От горяченького чайку охранник отказываться не стал. Инструкция этого не запрещала, а смена у него была до шести, долго еще.

Быстро перешел с легким собеседником на «ты», разговорились. Башмачкину было интересно разузнать про арестанта: кто он такой, весь перевязанный да закованный, и какая от него секретная польза.

— Пользы пока что никакой, — коротко ответил охранник. — Но, может, еще будет. Твое дело — слушай да записывай.

А про арестанта, что за фрукт, ничего рассказывать не стал. Инструкция запрещала.

— Чай у тебя духовитый. С травами, что ли?

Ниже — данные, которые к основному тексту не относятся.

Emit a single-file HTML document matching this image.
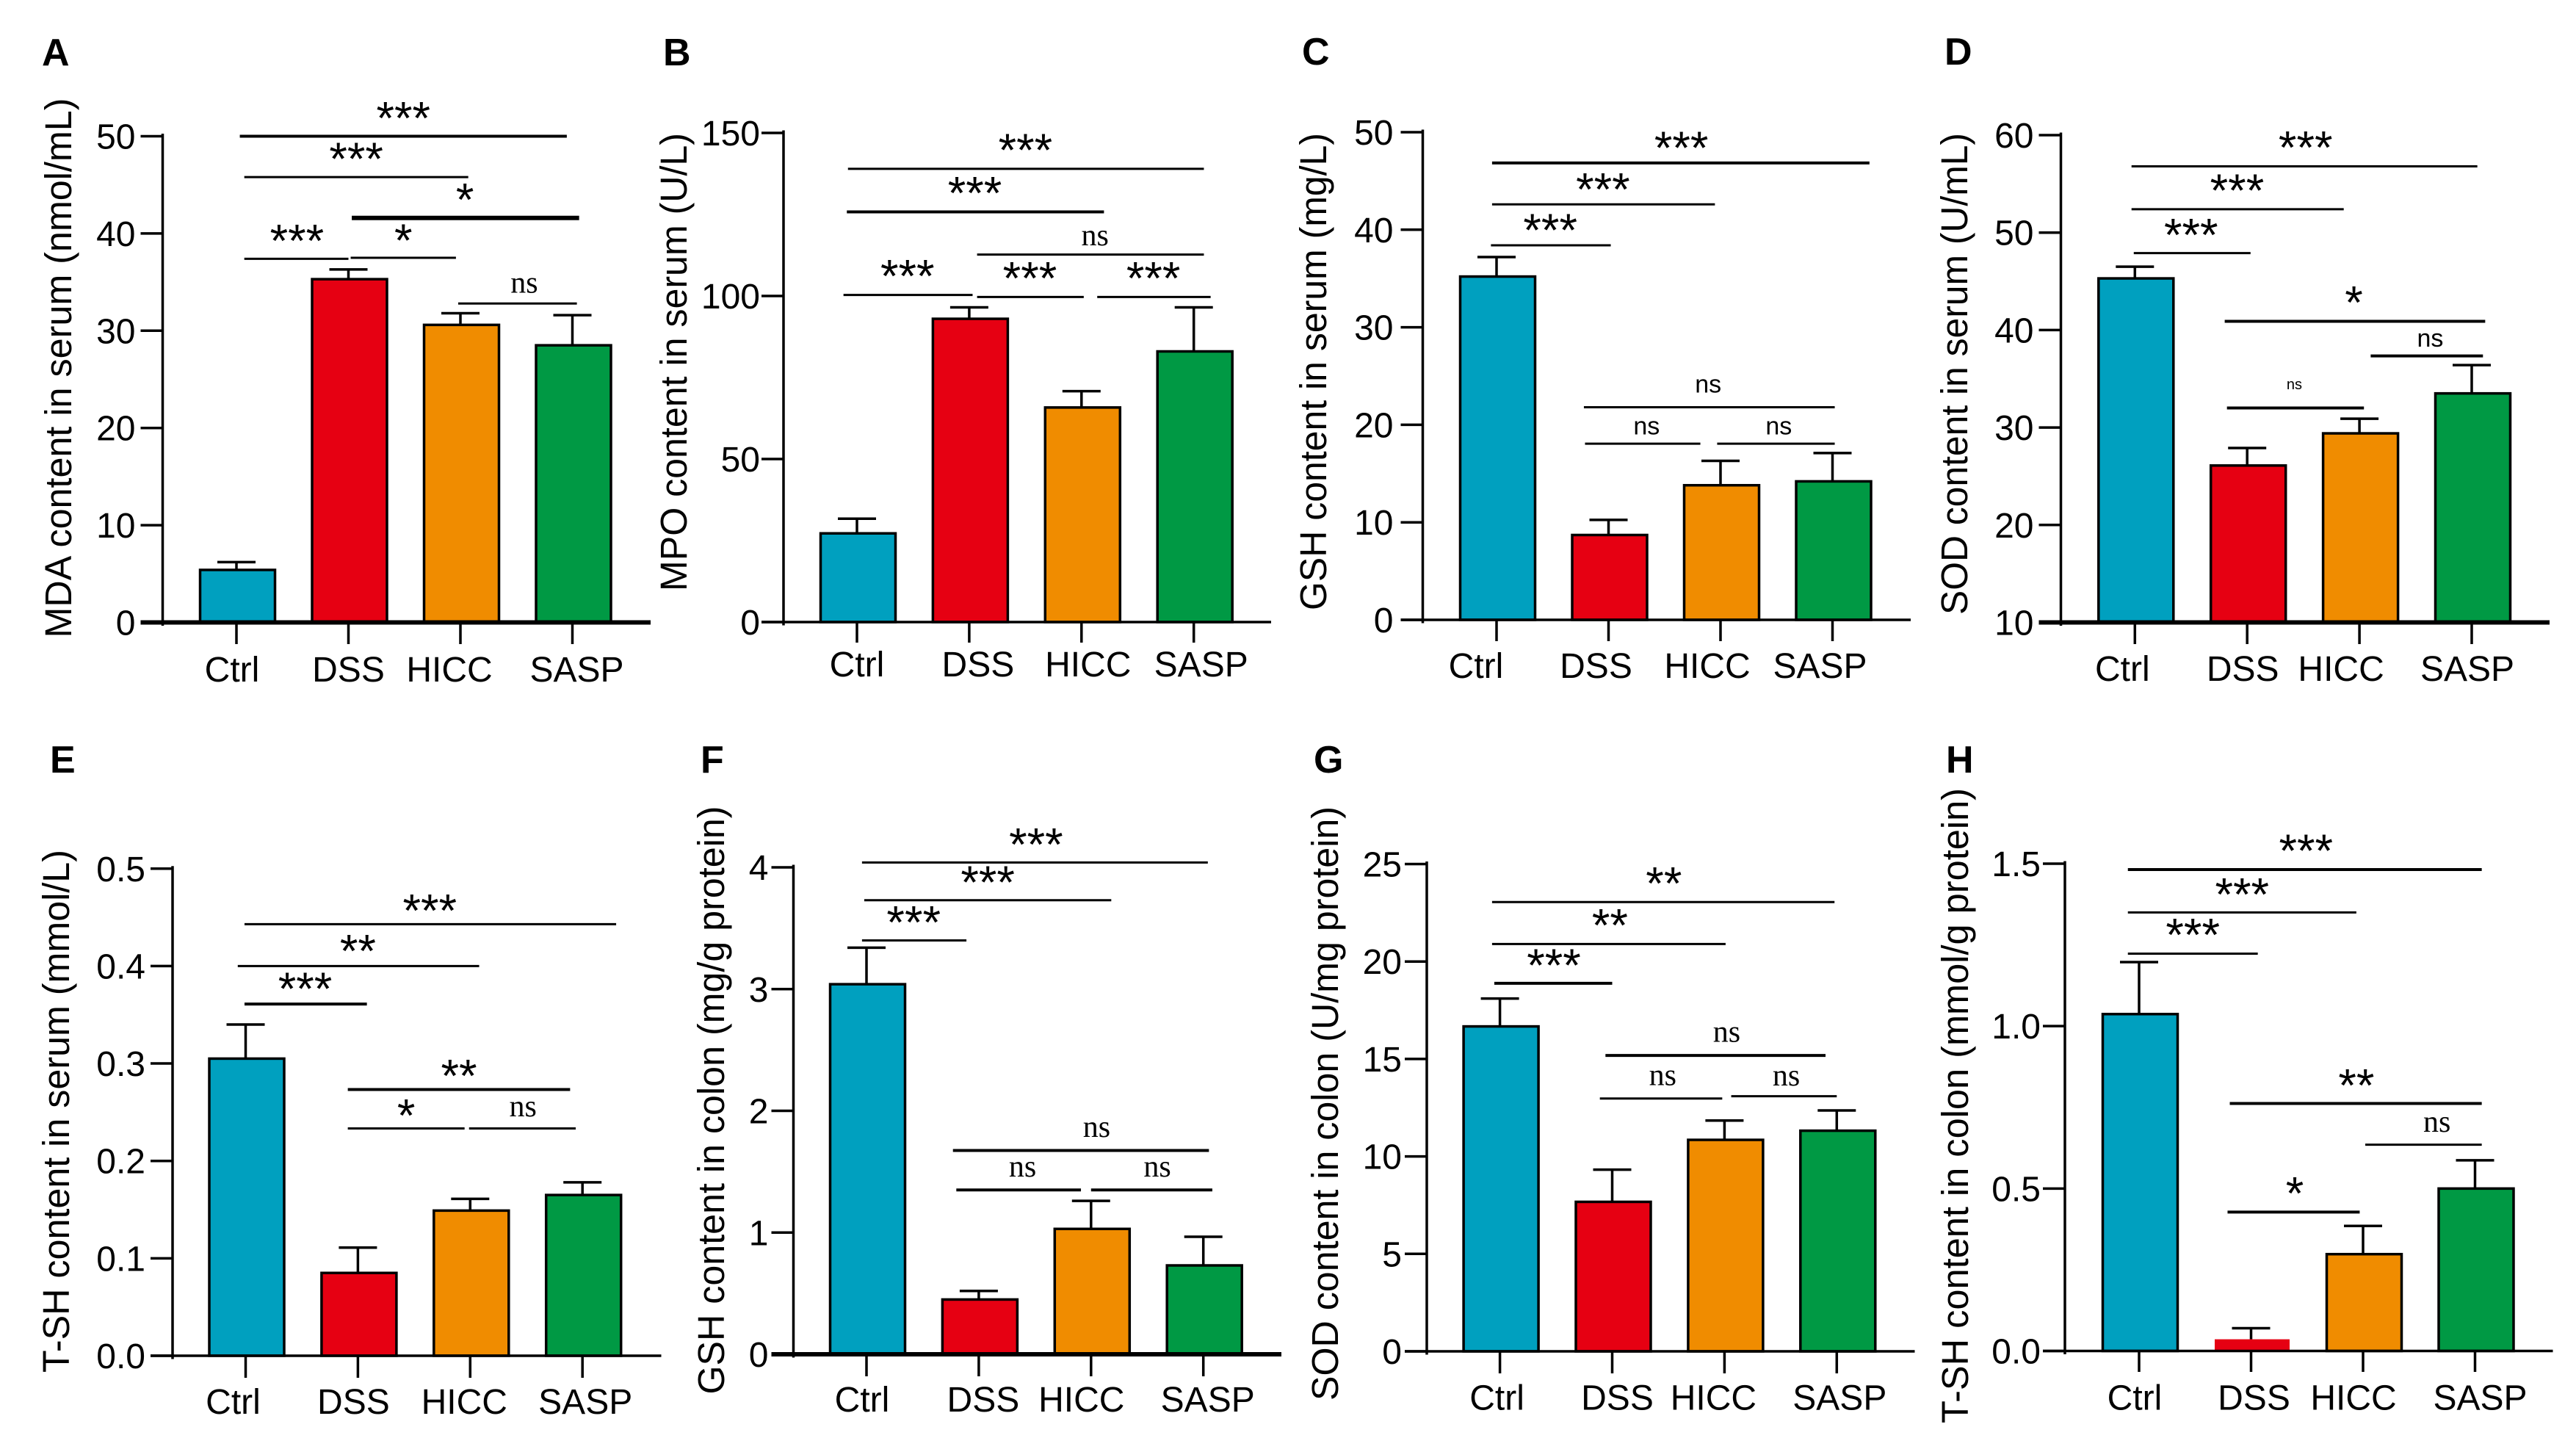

От бессонной ночи у агента начинала кружиться голова. Чтоб не сомлеть, лучше всего разговаривать.

— С морфей-травой.

— Что за трава такая?

— Полезная. От всех болезней лечит.

Охранник расстегнул ворот. Ишь, натопили — задохнешься.

— Так уж и от всех.

— От всех, — убежденно молвил Башмачкин, начиная двоиться и расплываться. — Выпьешь — и никогда больше болеть не будешь… Да ты подремли, подремли. Если что, я тут.

— Не положе… — пробормотал охранник, обмякая на стуле.

Но не дремали охотники…

— Принесли?

Романов поднялся навстречу Назимову. Полковник вернулся из кадрового управления, где хранились личные дела всех сотрудников.